There is also subtler horrors in Ghyran, such as way that life magic interacts with reproduction. Mention is made of 'the undulating island of Irridia, where even the soil itself is pregnant with new life', whilst 'life-quakes' can result in spontaneous outbreaks of immaculate conceptions - not too bad in and of itself but imagine the problems that occur when a couple living in poverty suddenly find themselves expecting triplets. And then there's what happens if you dare to get too close to the Realm's End of Ghyran, the place where the boundary between Ghyran and the Realm of Chaos is especially thin and thus the magical energies of super-concentrated life are unchecked. Here people can sprout foliage all over their body or turn into plants while females also risk becoming perpetually pregnant or get pregnant with and give birth to different races or even species from their own.
Chaos (Guess Who)[edit]
Same shit as before. Still has the Eye of Terror, still has Kaldor Draigo and the mad mapmaker plus possibly Oxyotl running around inside it.
The former underground city of Skavenblight is now a part of it, and thanks to the Skaven somehow tunneling through the bizarre geometries in the endless void they sunk themselves halfway through to reality in some mindfuckey way that adds a metric fuckload of questions which get handwaved as 'It's Chaos, you can't explain shit'. Skaven can use it to to tunnel through reality itself with the exception of Azyr currently.

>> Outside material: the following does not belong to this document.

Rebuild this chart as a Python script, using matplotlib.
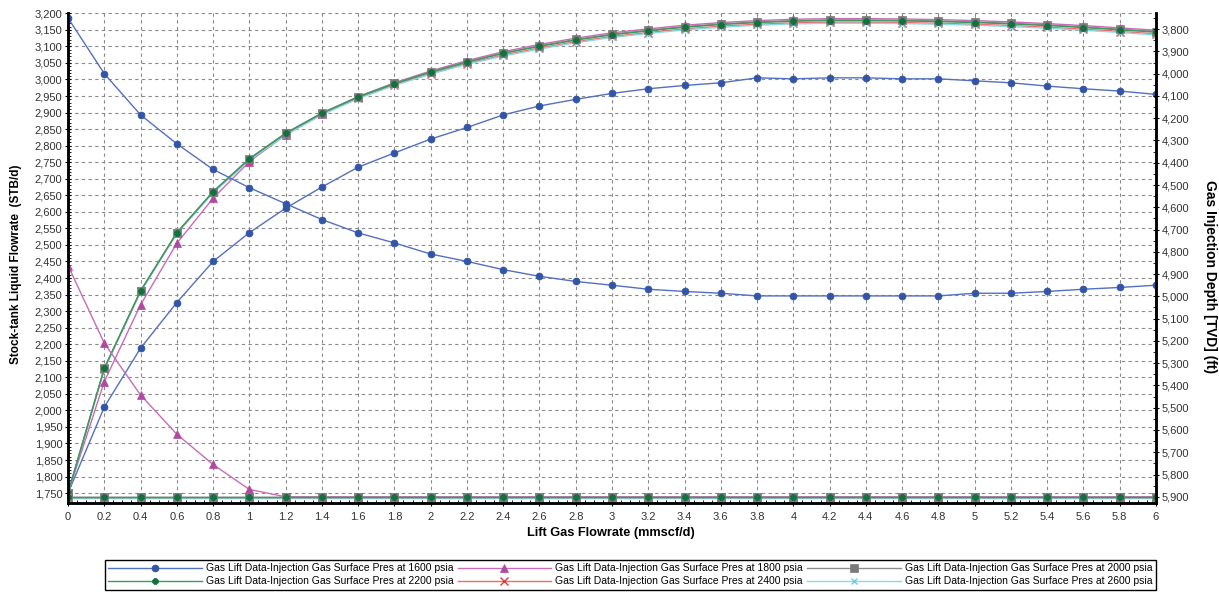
import matplotlib
matplotlib.use("Agg")
import matplotlib.pyplot as plt
from matplotlib.ticker import MultipleLocator, FuncFormatter

plt.rcParams["font.family"] = ["Liberation Sans", "DejaVu Sans"]

### donnees ###
gas_rate = [0, 0.2, 0.4, 0.6, 0.8, 1.0, 1.2, 1.4, 1.6, 1.8, 2.0, 2.2, 2.4, 2.6, 2.8, 3.0,
            3.2, 3.4, 3.6, 3.8, 4.0, 4.2, 4.4, 4.6, 4.8, 5.0, 5.2, 5.4, 5.6, 5.8, 6.0]

# liquid rate (STB/d), left axis
rate_1600 = [1750, 2010, 2188, 2326, 2450, 2537, 2611, 2675, 2735, 2778, 2820, 2855, 2893, 2920, 2940, 2958,
             2972, 2982, 2990, 3005, 3002, 3005, 3005, 3002, 3002, 2996, 2990, 2980, 2972, 2965, 2955]
rate_1800 = [1750, 2087, 2319, 2505, 2641, 2752, 2832, 2897, 2948, 2990, 3026, 3057, 3084, 3106, 3125, 3141,
             3153, 3164, 3172, 3178, 3182, 3184, 3184, 3183, 3181, 3178, 3174, 3169, 3163, 3156, 3149]
rate_2000 = [1750, 2127, 2361, 2537, 2661, 2761, 2838, 2899, 2948, 2989, 3023, 3054, 3080, 3102, 3121, 3137,
             3149, 3160, 3168, 3174, 3178, 3180, 3180, 3179, 3177, 3174, 3170, 3165, 3159, 3152, 3145]
rate_2200 = [1750, 2127, 2361, 2537, 2661, 2760, 2837, 2898, 2947, 2987, 3022, 3052, 3079, 3100, 3119, 3135,
             3147, 3158, 3166, 3172, 3176, 3178, 3178, 3177, 3175, 3172, 3168, 3163, 3157, 3150, 3143]
rate_2400 = [1750, 2126, 2360, 2536, 2659, 2758, 2834, 2895, 2944, 2984, 3018, 3048, 3074, 3095, 3114, 3130,
             3142, 3153, 3161, 3167, 3171, 3173, 3173, 3172, 3170, 3167, 3163, 3158, 3152, 3145, 3138]
rate_2600 = [1750, 2124, 2358, 2534, 2657, 2756, 2832, 2893, 2942, 2982, 3016, 3046, 3071, 3092, 3111, 3127,
             3139, 3150, 3158, 3164, 3168, 3170, 3170, 3169, 3167, 3164, 3160, 3155, 3149, 3142, 3135]

# injection depth (ft TVD), right axis
depth_1600 = [3750, 4000, 4185, 4315, 4430, 4512, 4584, 4655, 4715, 4760, 4810, 4843, 4880, 4910, 4933, 4950,
              4968, 4978, 4986, 4998, 4998, 4998, 4998, 4998, 4998, 4986, 4986, 4978, 4968, 4960, 4950]
depth_1800 = [4862, 5210, 5443, 5619, 5755, 5867, 5900, 5900, 5900, 5900, 5900, 5900, 5900, 5900, 5900, 5900,
              5900, 5900, 5900, 5900, 5900, 5900, 5900, 5900, 5900, 5900, 5900, 5900, 5900, 5900, 5900]
depth_2000 = [5900, 5900, 5900, 5900, 5900, 5900, 5900, 5900, 5900, 5900, 5900, 5900, 5900, 5900, 5900, 5900,
              5900, 5900, 5900, 5900, 5900, 5900, 5900, 5900, 5900, 5900, 5900, 5900, 5900, 5900, 5900]
depth_2200 = [5900, 5900, 5900, 5900, 5900, 5900, 5900, 5900, 5900, 5900, 5900, 5900, 5900, 5900, 5900, 5900,
              5900, 5900, 5900, 5900, 5900, 5900, 5900, 5900, 5900, 5900, 5900, 5900, 5900, 5900, 5900]
depth_2400 = [5900, 5900, 5900, 5900, 5900, 5900, 5900, 5900, 5900, 5900, 5900, 5900, 5900, 5900, 5900, 5900,
              5900, 5900, 5900, 5900, 5900, 5900, 5900, 5900, 5900, 5900, 5900, 5900, 5900, 5900, 5900]
depth_2600 = [5907, 5907, 5907, 5907, 5907, 5907, 5907, 5907, 5907, 5907, 5907, 5907, 5907, 5907, 5907, 5907,
              5907, 5907, 5907, 5907, 5907, 5907, 5907, 5907, 5907, 5907, 5907, 5907, 5907, 5907, 5907]

pressures = [1600, 1800, 2000, 2200, 2400, 2600]
rates = [rate_1600, rate_1800, rate_2000, rate_2200, rate_2400, rate_2600]
depths = [depth_1600, depth_1800, depth_2000, depth_2200, depth_2400, depth_2600]

### styles ###
line_colors = ["#5470c0", "#c86cba", "#8c8c8c", "#3c9a5c", "#f06a6a", "#8ad8e6"]
marker_colors = ["#3355a5", "#b04aa0", "#7a7a7a", "#157040", "#e03838", "#6ccfe0"]
markers = ["o", "^", "s", "8", "x", "x"]
msizes = [5, 6, 5.5, 5, 6, 5]
draw_order = [0, 1, 4, 5, 2, 3]

fig = plt.figure(figsize=(12.19, 5.92), dpi=100)
ax = fig.add_axes([0.0558, 0.1503, 0.8925, 0.8272])
ax2 = ax.twinx()

handles = {}
for i in draw_order:
    kw = dict(color=line_colors[i], lw=1.0, marker=markers[i], ms=msizes[i],
              mfc=marker_colors[i], mec=marker_colors[i], mew=1.0 if markers[i] == "x" else 0.5)
    h, = ax.plot(gas_rate, rates[i], **kw)
    ax2.plot(gas_rate, depths[i], **kw)
    handles[i] = h

### axes ###
ax.set_xlim(0, 6)
ax.set_ylim(1720, 3200)
ax2.set_ylim(5928, 3729)

ax.xaxis.set_major_locator(MultipleLocator(0.2))
ax.xaxis.set_minor_locator(MultipleLocator(0.05))
ax.yaxis.set_major_locator(MultipleLocator(50))
ax.yaxis.set_minor_locator(MultipleLocator(10))
ax2.yaxis.set_major_locator(MultipleLocator(100))
ax2.yaxis.set_minor_locator(MultipleLocator(50))

ax.xaxis.set_major_formatter(FuncFormatter(lambda v, p: f"{v:g}"))
ax.yaxis.set_major_formatter(FuncFormatter(lambda v, p: f"{v:,.0f}"))
ax2.yaxis.set_major_formatter(FuncFormatter(lambda v, p: f"{v:,.0f}"))

ax.grid(True, which="major", color="#8a8a8a", linestyle=(0, (3, 3)), lw=0.8)
ax.set_axisbelow(True)

for a in (ax, ax2):
    a.spines["top"].set_visible(False)
    for s in ("left", "right", "bottom"):
        a.spines[s].set_linewidth(1.8)
        a.spines[s].set_color("black")
    a.tick_params(which="major", direction="inout", length=5, width=0.8, labelsize=8,
                  labelcolor="#333333", pad=1.5)
    a.tick_params(which="minor", direction="in", length=2, width=0.6)

ax.tick_params(axis="x", pad=4)

fig.text(0.0135, 0.554, "Stock-tank Liquid Flowrate  (STB/d)", rotation=90, ha="center", va="center",
         fontsize=8.5, fontweight="bold")
fig.text(0.993, 0.532, "Gas Injection Depth [TVD] (ft)", rotation=270, ha="center", va="center",
         fontsize=10, fontweight="bold")
fig.text(0.501, 0.100, "Lift Gas Flowrate (mmscf/d)", ha="center", va="center",
         fontsize=9.2, fontweight="bold")

### legende ###
order = [0, 3, 1, 4, 2, 5]
leg = fig.legend([handles[i] for i in order],
                 [f"Gas Lift Data-Injection Gas Surface Pres at {pressures[i]} psia" for i in order],
                 loc="center", bbox_to_anchor=(0.517, 0.029), ncol=3, fontsize=7.5,
                 handlelength=9.0, handletextpad=0.4, columnspacing=0.4, labelspacing=0.3,
                 borderpad=0.3, fancybox=False, edgecolor="black", framealpha=1, shadow=False)
leg.get_frame().set_linewidth(1.0)

fig.savefig("out.png", dpi=100)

The process is highly unrealizable and just as likely to lead into a volcanoes than an intended destination.
The Allpoints[edit]
This is like the London underground if it was simultaneously connected to the New York & Chinese subway system. It is a station with gates leading to all realms including Chaos. This is where Sigmar and friends, using the power of friendship (hah), held off the forces of Chaos before Nagash, being the asshole he is, buggered off. During the age of chaos Archaon built his huge house here and this is from where he controls his EXbawkshueg army. The forces of Chaos call it Eightpoints, and Archaon's ultimate fortress the Varanspire is built at the center of it, where the gates leading to the Realm of Chaos are.
Halosphere[edit]
A self-enclosed globe of reality created by the Slann from part of Tzeentch's Domain, grants access to the heart of the Crystal Labyrinth of Tzeentch when the stars are right.